▸ **Requirement**: Copy every line that contains the string "image" from the entries below.
— Begin Items —
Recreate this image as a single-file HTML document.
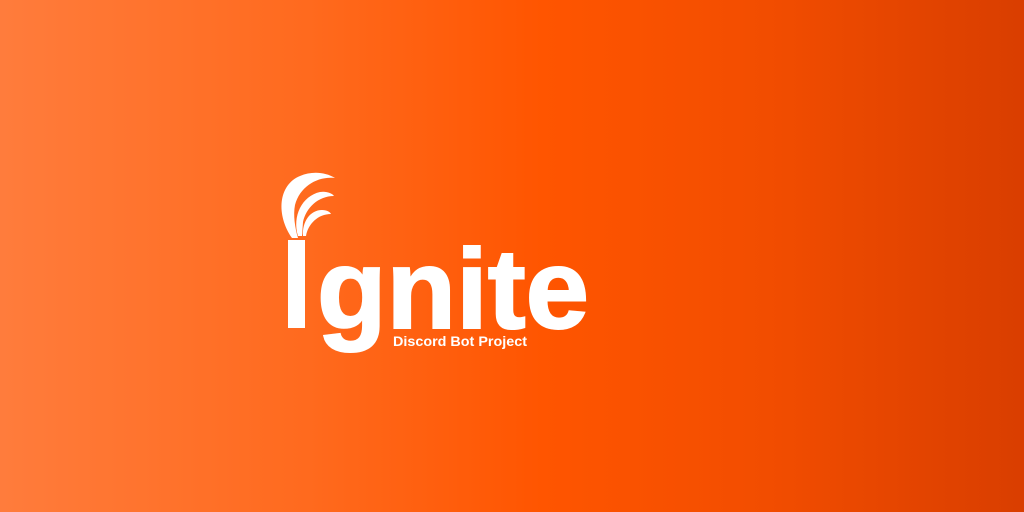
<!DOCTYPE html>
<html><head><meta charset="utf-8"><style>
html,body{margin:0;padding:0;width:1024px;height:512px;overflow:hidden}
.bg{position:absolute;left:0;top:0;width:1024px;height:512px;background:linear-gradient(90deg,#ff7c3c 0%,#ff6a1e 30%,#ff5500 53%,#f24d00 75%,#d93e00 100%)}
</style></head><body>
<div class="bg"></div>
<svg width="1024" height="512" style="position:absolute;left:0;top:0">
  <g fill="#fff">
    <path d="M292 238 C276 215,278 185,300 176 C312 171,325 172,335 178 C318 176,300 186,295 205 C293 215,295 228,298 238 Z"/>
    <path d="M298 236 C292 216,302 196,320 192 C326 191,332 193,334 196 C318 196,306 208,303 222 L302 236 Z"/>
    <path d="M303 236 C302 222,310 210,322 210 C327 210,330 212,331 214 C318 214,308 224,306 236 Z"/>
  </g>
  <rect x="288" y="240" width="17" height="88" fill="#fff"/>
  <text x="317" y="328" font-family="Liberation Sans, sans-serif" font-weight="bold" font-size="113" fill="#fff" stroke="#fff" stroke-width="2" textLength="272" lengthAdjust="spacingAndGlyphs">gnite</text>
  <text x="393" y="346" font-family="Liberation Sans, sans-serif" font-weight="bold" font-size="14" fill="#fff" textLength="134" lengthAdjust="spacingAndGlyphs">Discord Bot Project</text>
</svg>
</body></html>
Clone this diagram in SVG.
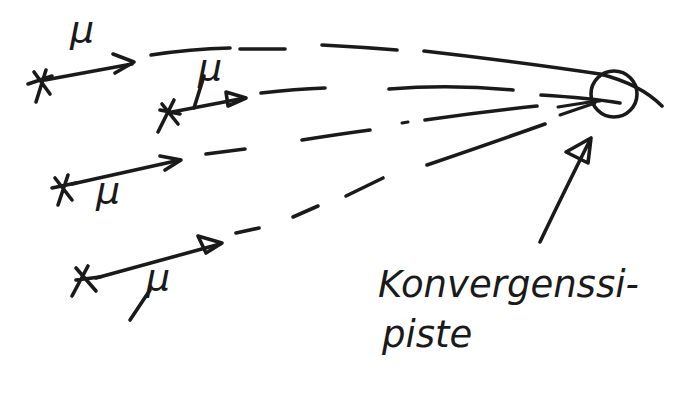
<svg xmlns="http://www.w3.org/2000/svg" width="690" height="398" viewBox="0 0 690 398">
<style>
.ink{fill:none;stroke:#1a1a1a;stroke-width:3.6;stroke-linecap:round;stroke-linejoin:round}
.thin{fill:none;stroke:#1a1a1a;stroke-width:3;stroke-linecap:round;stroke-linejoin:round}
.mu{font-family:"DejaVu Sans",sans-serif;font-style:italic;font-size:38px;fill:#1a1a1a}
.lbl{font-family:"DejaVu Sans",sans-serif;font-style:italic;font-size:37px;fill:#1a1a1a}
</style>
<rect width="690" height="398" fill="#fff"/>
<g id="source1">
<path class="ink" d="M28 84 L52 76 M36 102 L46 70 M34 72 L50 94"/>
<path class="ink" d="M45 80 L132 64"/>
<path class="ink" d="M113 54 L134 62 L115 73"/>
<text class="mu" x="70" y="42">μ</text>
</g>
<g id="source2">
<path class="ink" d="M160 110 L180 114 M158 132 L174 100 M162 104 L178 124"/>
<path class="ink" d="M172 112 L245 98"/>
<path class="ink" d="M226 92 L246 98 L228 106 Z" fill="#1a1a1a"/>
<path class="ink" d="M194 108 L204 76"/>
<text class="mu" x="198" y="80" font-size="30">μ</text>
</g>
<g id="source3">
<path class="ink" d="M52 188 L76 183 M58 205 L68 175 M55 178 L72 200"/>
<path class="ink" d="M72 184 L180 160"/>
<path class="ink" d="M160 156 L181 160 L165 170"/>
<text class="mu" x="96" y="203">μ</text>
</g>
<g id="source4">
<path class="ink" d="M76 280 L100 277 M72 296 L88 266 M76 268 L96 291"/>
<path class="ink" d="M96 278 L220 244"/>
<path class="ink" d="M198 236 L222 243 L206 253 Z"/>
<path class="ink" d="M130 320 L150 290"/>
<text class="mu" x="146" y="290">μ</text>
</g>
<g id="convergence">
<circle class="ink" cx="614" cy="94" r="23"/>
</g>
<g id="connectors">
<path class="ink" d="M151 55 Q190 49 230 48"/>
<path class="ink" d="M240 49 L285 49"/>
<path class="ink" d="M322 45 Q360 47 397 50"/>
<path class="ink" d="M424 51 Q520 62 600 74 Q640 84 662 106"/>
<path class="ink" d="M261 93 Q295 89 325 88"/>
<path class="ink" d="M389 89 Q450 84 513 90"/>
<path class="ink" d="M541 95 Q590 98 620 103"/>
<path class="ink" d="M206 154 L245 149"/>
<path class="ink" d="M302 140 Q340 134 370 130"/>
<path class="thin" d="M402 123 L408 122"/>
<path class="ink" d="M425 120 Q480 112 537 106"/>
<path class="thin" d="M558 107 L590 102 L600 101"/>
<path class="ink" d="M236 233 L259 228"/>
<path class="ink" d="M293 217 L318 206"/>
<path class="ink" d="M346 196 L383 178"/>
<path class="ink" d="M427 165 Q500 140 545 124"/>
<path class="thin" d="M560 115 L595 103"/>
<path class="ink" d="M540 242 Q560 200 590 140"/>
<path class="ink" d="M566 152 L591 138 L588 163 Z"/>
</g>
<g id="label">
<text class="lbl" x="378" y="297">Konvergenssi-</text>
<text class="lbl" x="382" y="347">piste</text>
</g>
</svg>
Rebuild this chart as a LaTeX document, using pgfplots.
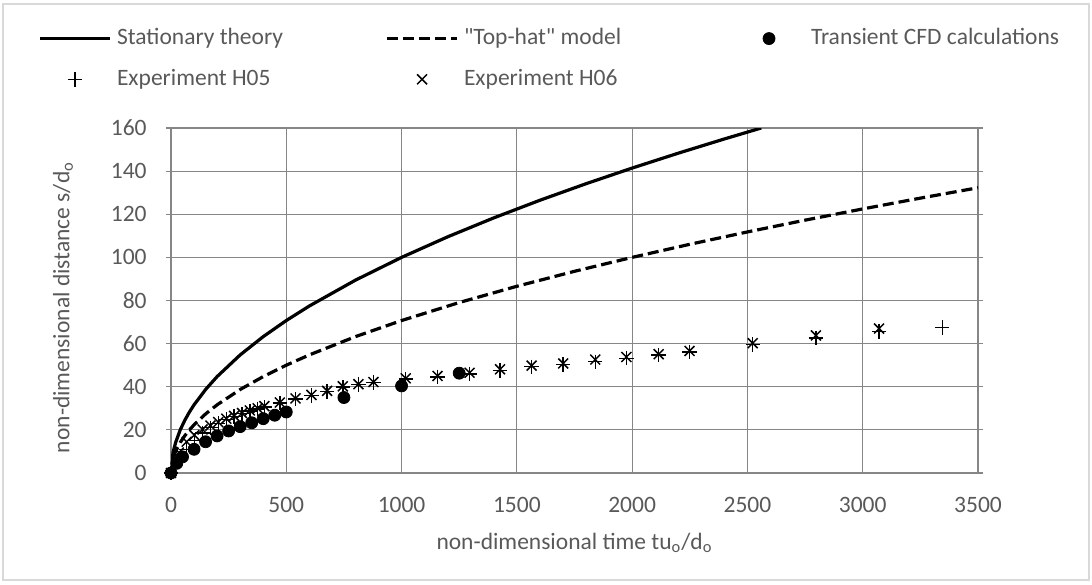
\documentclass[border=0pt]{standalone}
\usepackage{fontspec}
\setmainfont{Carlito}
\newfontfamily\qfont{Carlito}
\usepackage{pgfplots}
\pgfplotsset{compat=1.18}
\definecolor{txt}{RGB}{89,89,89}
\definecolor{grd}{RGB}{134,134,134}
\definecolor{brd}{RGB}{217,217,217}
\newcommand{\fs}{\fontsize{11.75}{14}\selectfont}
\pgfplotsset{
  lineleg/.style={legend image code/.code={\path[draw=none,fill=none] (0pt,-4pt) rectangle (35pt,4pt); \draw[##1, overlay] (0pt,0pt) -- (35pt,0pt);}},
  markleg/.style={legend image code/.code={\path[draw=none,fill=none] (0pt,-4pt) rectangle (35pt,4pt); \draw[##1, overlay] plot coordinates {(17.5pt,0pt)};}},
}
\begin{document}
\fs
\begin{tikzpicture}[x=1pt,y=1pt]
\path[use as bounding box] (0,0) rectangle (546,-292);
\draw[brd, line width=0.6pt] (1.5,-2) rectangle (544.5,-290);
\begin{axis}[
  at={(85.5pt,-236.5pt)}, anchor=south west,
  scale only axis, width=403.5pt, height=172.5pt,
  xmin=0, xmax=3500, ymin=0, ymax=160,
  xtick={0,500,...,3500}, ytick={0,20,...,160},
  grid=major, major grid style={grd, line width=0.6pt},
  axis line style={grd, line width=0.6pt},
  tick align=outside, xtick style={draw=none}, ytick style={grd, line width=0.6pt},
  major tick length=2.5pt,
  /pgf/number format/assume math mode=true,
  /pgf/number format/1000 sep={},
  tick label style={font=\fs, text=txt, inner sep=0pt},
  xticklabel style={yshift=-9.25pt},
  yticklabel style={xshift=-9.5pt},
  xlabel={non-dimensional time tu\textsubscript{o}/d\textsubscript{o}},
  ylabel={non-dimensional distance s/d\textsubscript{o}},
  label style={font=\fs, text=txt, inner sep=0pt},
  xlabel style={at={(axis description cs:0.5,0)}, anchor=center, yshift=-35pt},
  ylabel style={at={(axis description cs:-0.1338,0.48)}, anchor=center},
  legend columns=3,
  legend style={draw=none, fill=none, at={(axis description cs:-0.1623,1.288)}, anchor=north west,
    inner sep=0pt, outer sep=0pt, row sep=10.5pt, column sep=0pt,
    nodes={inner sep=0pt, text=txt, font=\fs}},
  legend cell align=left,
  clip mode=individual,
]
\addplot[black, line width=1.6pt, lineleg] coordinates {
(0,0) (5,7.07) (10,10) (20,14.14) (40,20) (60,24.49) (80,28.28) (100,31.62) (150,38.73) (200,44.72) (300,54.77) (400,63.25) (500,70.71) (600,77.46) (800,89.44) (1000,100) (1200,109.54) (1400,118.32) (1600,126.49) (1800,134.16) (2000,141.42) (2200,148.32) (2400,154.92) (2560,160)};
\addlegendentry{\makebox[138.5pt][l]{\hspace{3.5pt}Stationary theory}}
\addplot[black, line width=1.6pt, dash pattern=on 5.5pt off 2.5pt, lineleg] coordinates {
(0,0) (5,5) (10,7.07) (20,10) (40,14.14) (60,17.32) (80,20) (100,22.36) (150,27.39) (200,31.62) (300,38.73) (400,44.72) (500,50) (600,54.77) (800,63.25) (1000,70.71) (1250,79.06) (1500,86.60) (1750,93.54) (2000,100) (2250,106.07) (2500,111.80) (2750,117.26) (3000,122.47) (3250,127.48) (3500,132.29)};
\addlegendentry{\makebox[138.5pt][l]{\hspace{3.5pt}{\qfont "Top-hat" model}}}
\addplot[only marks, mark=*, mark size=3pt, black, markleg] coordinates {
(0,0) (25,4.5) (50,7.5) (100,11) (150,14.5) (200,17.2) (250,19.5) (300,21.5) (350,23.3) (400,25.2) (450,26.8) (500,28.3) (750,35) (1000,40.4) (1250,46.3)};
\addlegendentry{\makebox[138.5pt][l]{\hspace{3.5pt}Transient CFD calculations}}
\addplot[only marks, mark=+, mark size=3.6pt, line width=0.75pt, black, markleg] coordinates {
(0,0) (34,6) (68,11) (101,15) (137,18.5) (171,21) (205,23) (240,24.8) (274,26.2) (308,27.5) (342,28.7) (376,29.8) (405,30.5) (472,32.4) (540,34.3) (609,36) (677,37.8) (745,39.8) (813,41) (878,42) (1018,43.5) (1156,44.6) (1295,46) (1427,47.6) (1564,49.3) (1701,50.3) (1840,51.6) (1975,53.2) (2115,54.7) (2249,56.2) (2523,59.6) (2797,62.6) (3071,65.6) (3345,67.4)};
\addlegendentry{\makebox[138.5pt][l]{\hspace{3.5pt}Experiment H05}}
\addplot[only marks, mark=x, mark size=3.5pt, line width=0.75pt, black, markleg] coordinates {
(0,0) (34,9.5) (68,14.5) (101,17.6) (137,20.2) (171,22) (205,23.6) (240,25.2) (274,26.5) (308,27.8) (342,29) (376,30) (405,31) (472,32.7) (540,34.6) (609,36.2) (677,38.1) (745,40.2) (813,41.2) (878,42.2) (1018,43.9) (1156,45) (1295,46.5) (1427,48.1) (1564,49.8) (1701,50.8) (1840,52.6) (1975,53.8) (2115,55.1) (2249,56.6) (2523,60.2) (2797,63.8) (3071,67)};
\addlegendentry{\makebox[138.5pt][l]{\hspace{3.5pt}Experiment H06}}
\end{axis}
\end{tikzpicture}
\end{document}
— End Items —
▸ **Task solution**:
Recreate this image as a single-file HTML document.
  lineleg/.style={legend image code/.code={\path[draw=none,fill=none] (0pt,-4pt) rectangle (35pt,4pt); \draw[##1, overlay] (0pt,0pt) -- (35pt,0pt);}},
  markleg/.style={legend image code/.code={\path[draw=none,fill=none] (0pt,-4pt) rectangle (35pt,4pt); \draw[##1, overlay] plot coordinates {(17.5pt,0pt)};}},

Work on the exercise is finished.